Work to do:
No images are to be carried over; print all other material exactly as it stands.

>> start

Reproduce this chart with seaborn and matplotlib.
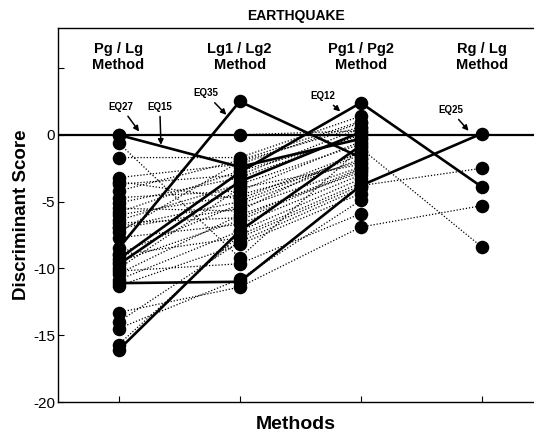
import matplotlib
matplotlib.use("Agg")
import matplotlib.pyplot as plt
import numpy as np
import pandas as pd
import seaborn as sns

METHODS = ["Pg / Lg\nMethod", "Lg1 / Lg2\nMethod", "Pg1 / Pg2\nMethod", "Rg / Lg\nMethod"]

# one entry per event: score for each method (nan = not available)
pg_lg = [0.0, -8.5, -9.3, -11.1, -16.1, -9.7,
         0.0, -0.6, -1.7, -3.2, -3.7, -4.2, -4.7, -5.1, -5.5, -5.8, -6.0, -6.4,
         -6.6, -6.9, -7.3, -7.7, -8.9, -9.0, -10.0, -10.2, -10.4, -10.85, -11.3,
         -13.3, -14.0, -14.5, -15.7, -3.5, -7.0, -9.5]
lg1_lg2 = [-2.4, 2.5, -2.8, -11.0, -7.2, -3.5,
           0.0, -9.2, -1.7, -2.2, -3.0, -1.9, -4.2, -3.2, -5.7, -2.7, -4.5, -3.7,
           -6.2, -5.0, -2.0, -6.7, -5.2, -7.7, -4.0, -9.65, -6.0, -7.2, -8.2,
           -11.4, -8.0, -10.8, -7.5, -4.8, -5.5, -6.4]
pg1_pg2 = [-0.3, -1.7, 2.4, -3.8, -0.8, 0.2,
           0.3, -1.0, 1.4, 0.9, 0.5, 1.0, -0.5, 0.0, -1.2, -0.2, -2.0, -0.7,
           -2.5, -1.5, 0.6, -3.0, -1.8, -3.8, -2.2, -5.9, -2.8, -3.3, -4.4,
           -6.9, -4.0, -4.9, -3.6, -1.3, -2.4, -2.6]
rg_lg = [np.nan, np.nan, -3.9, 0.1, np.nan, np.nan,
         np.nan, -8.4, np.nan, np.nan, np.nan, np.nan, np.nan, np.nan, np.nan,
         np.nan, np.nan, np.nan, np.nan, np.nan, np.nan, np.nan, np.nan, -2.5,
         np.nan, np.nan, np.nan, np.nan, np.nan, -5.3, np.nan, np.nan, np.nan,
         np.nan, np.nan, np.nan]
solid = [True] * 6 + [False] * 30

# labelled events: text, text position, arrow tip
labels = ["EQ27", "EQ15", "EQ35", "EQ12", "EQ25"]
label_xy = [(0.02, 2.1), (0.34, 2.1), (0.72, 3.1), (1.69, 2.9), (2.74, 1.85)]
arrow_xy = [(0.17, 0.25), (0.35, -0.75), (0.89, 1.5), (1.83, 1.75), (2.89, 0.3)]

rows = []
for i in range(len(pg_lg)):
    for j, col in enumerate([pg_lg, lg1_lg2, pg1_pg2, rg_lg]):
        if not np.isnan(col[i]):
            rows.append({"event": i, "method": j, "score": col[i], "solid": solid[i]})
df = pd.DataFrame(rows)

sns.set_style("white")
plt.rcParams["font.family"] = ["Liberation Sans", "DejaVu Sans"]
plt.rcParams["text.color"] = "black"
plt.rcParams["axes.labelcolor"] = "black"
plt.rcParams["xtick.color"] = "black"
plt.rcParams["ytick.color"] = "black"

fig = plt.figure(figsize=(5.34, 4.38), dpi=100)
ax = fig.add_axes([58 / 534, 1 - 402 / 438, 1 - 58 / 534, 374 / 438])

sns.lineplot(data=df[~df["solid"]], x="method", y="score", units="event",
             estimator=None, color="black", lw=0.9, linestyle=(0, (1, 1.5)),
             ax=ax, legend=False)
sns.lineplot(data=df[df["solid"]], x="method", y="score", units="event",
             estimator=None, color="black", lw=1.9, ax=ax, legend=False)
ax.axhline(0, color="black", lw=1.6, zorder=1)
sns.scatterplot(data=df, x="method", y="score", color="black", s=95,
                edgecolor="black", linewidth=0, ax=ax, zorder=5, legend=False)

for t, xy, tip in zip(labels, label_xy, arrow_xy):
    ax.annotate(t, xy=tip, xytext=xy, ha="center", va="center",
                fontsize=7, fontweight="bold",
                arrowprops=dict(arrowstyle="-|>", color="black", lw=1.1,
                                mutation_scale=8, shrinkA=1, shrinkB=0))

for j, m in enumerate(METHODS):
    ax.text(j, 5.8, m, ha="center", va="center", fontsize=10.5,
            fontweight="bold", linespacing=1.2)

ax.set_xlim(-0.5, 3.43)
ax.set_ylim(-20, 8)
ax.set_xticks(range(4))
ax.set_xticklabels([])
ax.set_yticks([5, 0, -5, -10, -15, -20])
ax.set_yticklabels(["", "0", "-5", "-10", "-15", "-20"], fontsize=11)
ax.tick_params(left=True, bottom=True, direction="in", length=4, width=0.8, pad=2)
for side in ["left", "bottom", "top"]:
    ax.spines[side].set_color("black")
    ax.spines[side].set_linewidth(1.0)
ax.spines["right"].set_visible(False)

ax.set_xlabel("Methods", fontsize=14, fontweight="bold", labelpad=8)
ax.set_ylabel("Discriminant Score", fontsize=13.5, fontweight="bold", labelpad=2)
ax.set_title("EARTHQUAKE", fontsize=10, fontweight="bold", pad=6)

fig.savefig("out.png", dpi=100)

>> end

Task answer:
Reproduce this chart with seaborn and matplotlib.
import matplotlib
matplotlib.use("Agg")
import matplotlib.pyplot as plt
import numpy as np
import pandas as pd
import seaborn as sns

METHODS = ["Pg / Lg\nMethod", "Lg1 / Lg2\nMethod", "Pg1 / Pg2\nMethod", "Rg / Lg\nMethod"]

# one entry per event: score for each method (nan = not available)
pg_lg = [0.0, -8.5, -9.3, -11.1, -16.1, -9.7,
         0.0, -0.6, -1.7, -3.2, -3.7, -4.2, -4.7, -5.1, -5.5, -5.8, -6.0, -6.4,
         -6.6, -6.9, -7.3, -7.7, -8.9, -9.0, -10.0, -10.2, -10.4, -10.85, -11.3,
         -13.3, -14.0, -14.5, -15.7, -3.5, -7.0, -9.5]
lg1_lg2 = [-2.4, 2.5, -2.8, -11.0, -7.2, -3.5,
           0.0, -9.2, -1.7, -2.2, -3.0, -1.9, -4.2, -3.2, -5.7, -2.7, -4.5, -3.7,
           -6.2, -5.0, -2.0, -6.7, -5.2, -7.7, -4.0, -9.65, -6.0, -7.2, -8.2,
           -11.4, -8.0, -10.8, -7.5, -4.8, -5.5, -6.4]
pg1_pg2 = [-0.3, -1.7, 2.4, -3.8, -0.8, 0.2,
           0.3, -1.0, 1.4, 0.9, 0.5, 1.0, -0.5, 0.0, -1.2, -0.2, -2.0, -0.7,
           -2.5, -1.5, 0.6, -3.0, -1.8, -3.8, -2.2, -5.9, -2.8, -3.3, -4.4,
           -6.9, -4.0, -4.9, -3.6, -1.3, -2.4, -2.6]
rg_lg = [np.nan, np.nan, -3.9, 0.1, np.nan, np.nan,
         np.nan, -8.4, np.nan, np.nan, np.nan, np.nan, np.nan, np.nan, np.nan,
         np.nan, np.nan, np.nan, np.nan, np.nan, np.nan, np.nan, np.nan, -2.5,
         np.nan, np.nan, np.nan, np.nan, np.nan, -5.3, np.nan, np.nan, np.nan,
         np.nan, np.nan, np.nan]
solid = [True] * 6 + [False] * 30

# labelled events: text, text position, arrow tip
labels = ["EQ27", "EQ15", "EQ35", "EQ12", "EQ25"]
label_xy = [(0.02, 2.1), (0.34, 2.1), (0.72, 3.1), (1.69, 2.9), (2.74, 1.85)]
arrow_xy = [(0.17, 0.25), (0.35, -0.75), (0.89, 1.5), (1.83, 1.75), (2.89, 0.3)]

rows = []
for i in range(len(pg_lg)):
    for j, col in enumerate([pg_lg, lg1_lg2, pg1_pg2, rg_lg]):
        if not np.isnan(col[i]):
            rows.append({"event": i, "method": j, "score": col[i], "solid": solid[i]})
df = pd.DataFrame(rows)

sns.set_style("white")
plt.rcParams["font.family"] = ["Liberation Sans", "DejaVu Sans"]
plt.rcParams["text.color"] = "black"
plt.rcParams["axes.labelcolor"] = "black"
plt.rcParams["xtick.color"] = "black"
plt.rcParams["ytick.color"] = "black"

fig = plt.figure(figsize=(5.34, 4.38), dpi=100)
ax = fig.add_axes([58 / 534, 1 - 402 / 438, 1 - 58 / 534, 374 / 438])

sns.lineplot(data=df[~df["solid"]], x="method", y="score", units="event",
             estimator=None, color="black", lw=0.9, linestyle=(0, (1, 1.5)),
             ax=ax, legend=False)
sns.lineplot(data=df[df["solid"]], x="method", y="score", units="event",
             estimator=None, color="black", lw=1.9, ax=ax, legend=False)
ax.axhline(0, color="black", lw=1.6, zorder=1)
sns.scatterplot(data=df, x="method", y="score", color="black", s=95,
                edgecolor="black", linewidth=0, ax=ax, zorder=5, legend=False)

for t, xy, tip in zip(labels, label_xy, arrow_xy):
    ax.annotate(t, xy=tip, xytext=xy, ha="center", va="center",
                fontsize=7, fontweight="bold",
                arrowprops=dict(arrowstyle="-|>", color="black", lw=1.1,
                                mutation_scale=8, shrinkA=1, shrinkB=0))

for j, m in enumerate(METHODS):
    ax.text(j, 5.8, m, ha="center", va="center", fontsize=10.5,
            fontweight="bold", linespacing=1.2)

ax.set_xlim(-0.5, 3.43)
ax.set_ylim(-20, 8)
ax.set_xticks(range(4))
ax.set_xticklabels([])
ax.set_yticks([5, 0, -5, -10, -15, -20])
ax.set_yticklabels(["", "0", "-5", "-10", "-15", "-20"], fontsize=11)
ax.tick_params(left=True, bottom=True, direction="in", length=4, width=0.8, pad=2)
for side in ["left", "bottom", "top"]:
    ax.spines[side].set_color("black")
    ax.spines[side].set_linewidth(1.0)
ax.spines["right"].set_visible(False)

ax.set_xlabel("Methods", fontsize=14, fontweight="bold", labelpad=8)
ax.set_ylabel("Discriminant Score", fontsize=13.5, fontweight="bold", labelpad=2)
ax.set_title("EARTHQUAKE", fontsize=10, fontweight="bold", pad=6)

fig.savefig("out.png", dpi=100)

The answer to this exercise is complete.